I have a second question:
If I then want to additionally estimate the effect of the continuous variable V2 on the prediction of V5 in my model, would the following syntax be correct?
my_lme = lme(V9 ~ V4*V7 + V2, data=df, random = ~ 1 | V1, na.action=na.omit)

Thank you in advance.

Best Answer

Turning my comments into an answer.

To estimate the parameters you're interested in, there's no need to fit models, extract residuals and run new models. It's easier and better to specify all of the terms together in one model:

#Using lme4 instead of nlme here because I'm more familiar with the syntax
library(lme4)
lmer(V5 ~ V4 * V7 + V6 + V2 + (1|V1))

However, based on your questions I would recommend that you read more about linear models (and mixed models in particular) so you understand exactly what each of those parameters is doing. For example, your question about age and subject ID is hard to answer unless we know more about subject ID. I've assumed that individual subjects were measured multiple times; if so, the model above should work well (though you could consider whether random slopes are also needed). If individuals were measured only once, then you don't need a random effect at all and the model would simply be:

lm(V5 ~ V4 * V7 + V6 + V2)

Perhaps more importantly, this is assuming no nonlinearity in the effect of any of the continuous parameters. If there are such nonlinearities, you will need to modify the model.

Related Solutions

Solved – Comparing a mixed model (subject as random effect) to a simple linear model (subject as a fixed effect)

This is to add to @ocram's answer because it is too long to post as a comment. I would treat A ~ B + C as your null model so you can assess the statistical significance of a D-level random intercept in a nested model setup. As ocram pointed out, regularity conditions are violated when $H_0: \sigma^2 = 0$, and the likelihood ratio test statistic (LRT) will not necessarily be asymptotically distributed $\chi^2$. The solution was I taught was to bootstrap the LRT (whose bootstrap distribution will likely not be $\chi^2$) parametrically and compute a bootstrap p-value like this:

library(lme4)
my_modelB <- lm(formula = A ~ B + C)
lme_model <- lmer(y ~ B + C + (1|D), data=my_data, REML=F)
lrt.observed <- as.numeric(2*(logLik(lme_model) - logLik(my_modelB)))
nsim <- 999
lrt.sim <- numeric(nsim)
for (i in 1:nsim) {
    y <- unlist(simulate(mymodlB))
    nullmod <- lm(y ~ B + C)
    altmod <- lmer(y ~ B + C + (1|D), data=my_data, REML=F)
    lrt.sim[i] <- as.numeric(2*(logLik(altmod) - logLik(nullmod)))
}
mean(lrt.sim > lrt.observed) #pvalue

The proportion of bootstrapped LRTs more extreme that the observed LRT is the p-value.

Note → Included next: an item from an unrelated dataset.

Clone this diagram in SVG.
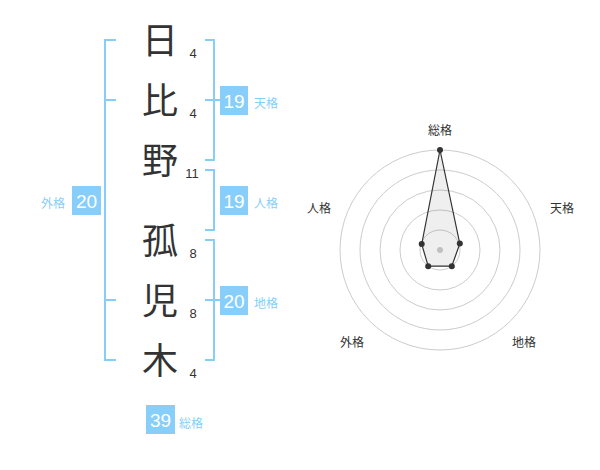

Paired t-test – Special Case of Linear Mixed-Effect Modeling

The equivalence of the models can be observed by calculating the correlation between two observations from the same individual, as follows:

As in your notation, let $Y_{ij} = \mu + \alpha_i + \beta_j + \epsilon_{ij}$, where $\beta_j \sim N(0, \sigma_p^2)$ and $\epsilon_{ij} \sim N(0, \sigma^2)$. Then $Cov(y_{ik}, y_{jk}) = Cov(\mu + \alpha_i + \beta_k + \epsilon_{ik}, \mu + \alpha_j + \beta_k + \epsilon_{jk}) = Cov(\beta_k, \beta_k) = \sigma_p^2$, because all other terms are independent or fixed, and $Var(y_{ik}) = Var(y_{jk}) = \sigma_p^2 + \sigma^2$, so the correlation is $\sigma_p^2/(\sigma_p^2 + \sigma^2)$.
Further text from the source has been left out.